Posted at 7:45 PM, Aug 18, 2020
and last updated 2020-08-18 19:45:59-04
(WXYZ) —

The Olympia Gymnastics Academy in Shelby Township has 25-thousand square feet inside this facility and for the past five months, they’ve done nothing but walk through it.

The Governor's executive order is effecting all types of gyms and fitness centers, but for specialty gym’s like Olympia, they feel like they they are now in a fight for the future of their sport.

“We’re the only state that hasn’t been able to do gymnastics the entire time,” Olympia owner Lori Koch said.

Olympia Gymnastics Academy owner Loir Koch is doing her best to keep the 1,000 kids at various levels of gymnastics engaged.

They’ve shifted out doors for the younger athletes, but five months later, it’s becoming unsustainable.

“Gymnastics is different because we can’t really train outside, we can do physical fitness outside, but they can’t do uneven bars and balance beam, and their high level tricks outside, they need their matting and proper equipment inside,” Koch added.

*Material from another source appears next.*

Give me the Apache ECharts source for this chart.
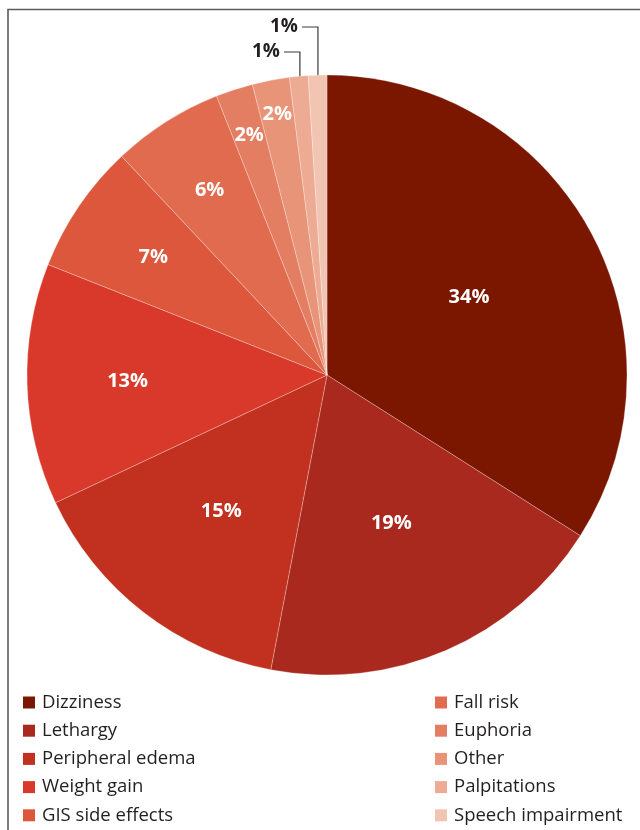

Governor Gretchen Whitmer was asked about boutique gyms today, as this facility is large enough and specific enough, that there’s more than enough room for social distancing and safety.

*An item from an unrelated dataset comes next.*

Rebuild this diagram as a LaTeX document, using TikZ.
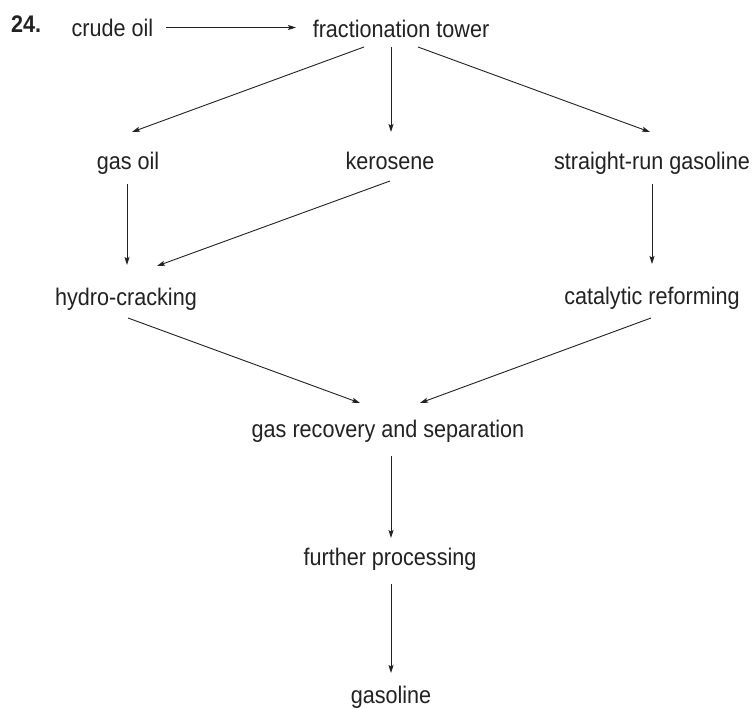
\documentclass[tikz,border=0pt]{standalone}
\usepackage{fontspec}
\setmainfont[FakeStretch=0.9]{Liberation Sans}
\usetikzlibrary{arrows.meta,calc}
\definecolor{ink}{HTML}{222222}
\begin{document}
\begin{tikzpicture}[x=1pt,y=-1pt,
  lbl/.style={anchor=base,inner sep=0pt,text=ink,font=\fontsize{24}{28}\selectfont},
  flow/.style={draw=ink,line width=0.9pt,-{Stealth[length=8pt,width=5pt,inset=1.5pt]}}]
\useasboundingbox[fill=white] (0,0) rectangle (754,707);
\node[lbl,anchor=base west,font=\fontsize{24}{28}\selectfont\bfseries] (num) at (11,32) {24.};
\node[lbl] (co) at (112.5,36.5) {crude oil};
\node[lbl] (ft) at (401,37) {fractionation tower};
\node[lbl] (go) at (128,169) {gas oil};
\node[lbl] (ke) at (390,169) {kerosene};
\node[lbl] (sr) at (652,169) {straight-run gasoline};
\node[lbl] (hc) at (126,305) {hydro-cracking};
\node[lbl] (cr) at (652,304) {catalytic reforming};
\node[lbl] (gr) at (388,437) {gas recovery and separation};
\node[lbl] (fp) at (390,565) {further processing};
\node[lbl] (ga) at (391,703) {gasoline};
\draw[flow] ($(co.base)+(53.5,-9)$) -- ($(ft.base)+(-105,-9.5)$);
\draw[flow] ($(ft.base)+(-37,10)$) -- ($(go.base)+(4,-37)$);
\draw[flow] ($(ft.base)+(-10,10)$) -- ($(ke.base)+(1,-37)$);
\draw[flow] ($(ft.base)+(17,10)$) -- ($(sr.base)+(-2,-37)$);
\draw[flow] ($(go.base)+(-1,15)$) -- ($(hc.base)+(1,-40)$);
\draw[flow] ($(ke.base)+(0,12)$) -- ($(hc.base)+(31,-39)$);
\draw[flow] ($(sr.base)+(0,15)$) -- ($(cr.base)+(0,-40)$);
\draw[flow] ($(hc.base)+(2,13)$) -- ($(gr.base)+(-28,-34)$);
\draw[flow] ($(cr.base)+(-1,14)$) -- ($(gr.base)+(32,-34)$);
\draw[flow] ($(gr.base)+(3,19)$) -- ($(fp.base)+(1,-27)$);
\draw[flow] ($(fp.base)+(1,19)$) -- ($(ga.base)+(0,-30)$);
\end{tikzpicture}
\end{document}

“We are trying to figure out a way to get our gyms open in some capacity. To do it safely, and right now the safest place to be, and always the safest place to be is outside but we want people to be healthy,” Whitmer said.

“I think as long as you put thought into it, it can be done safely,” gymnast Tara Walsh said.

Tara Walsh is a freshman at Auburn University, but spent the last three years at Olympia. She told me there’s no way she wouldn’t be where she is today without here training here, and she hopes that the girls she trained with will be able to get back to work soon.

“We want the governor, the administration to see what a gymnastics training center looks like, so they’ll understand that ten girls in this big space is nothing and they could easily do what they need to do,” Rebecca Walsh said.

“We’ve been moving backwards, these kids not only haven’t been able to move forward or standing still, they’re losing everything that they’ve worked for for the last 15 years of their lives,” Koch added.

23 different schools have recruited gymnasts from this gym alone, and there are countless other facilities around the state facing these challenges. They hope that these gymnasts can get back into this facility in hopes to continue on with chasing their dreams.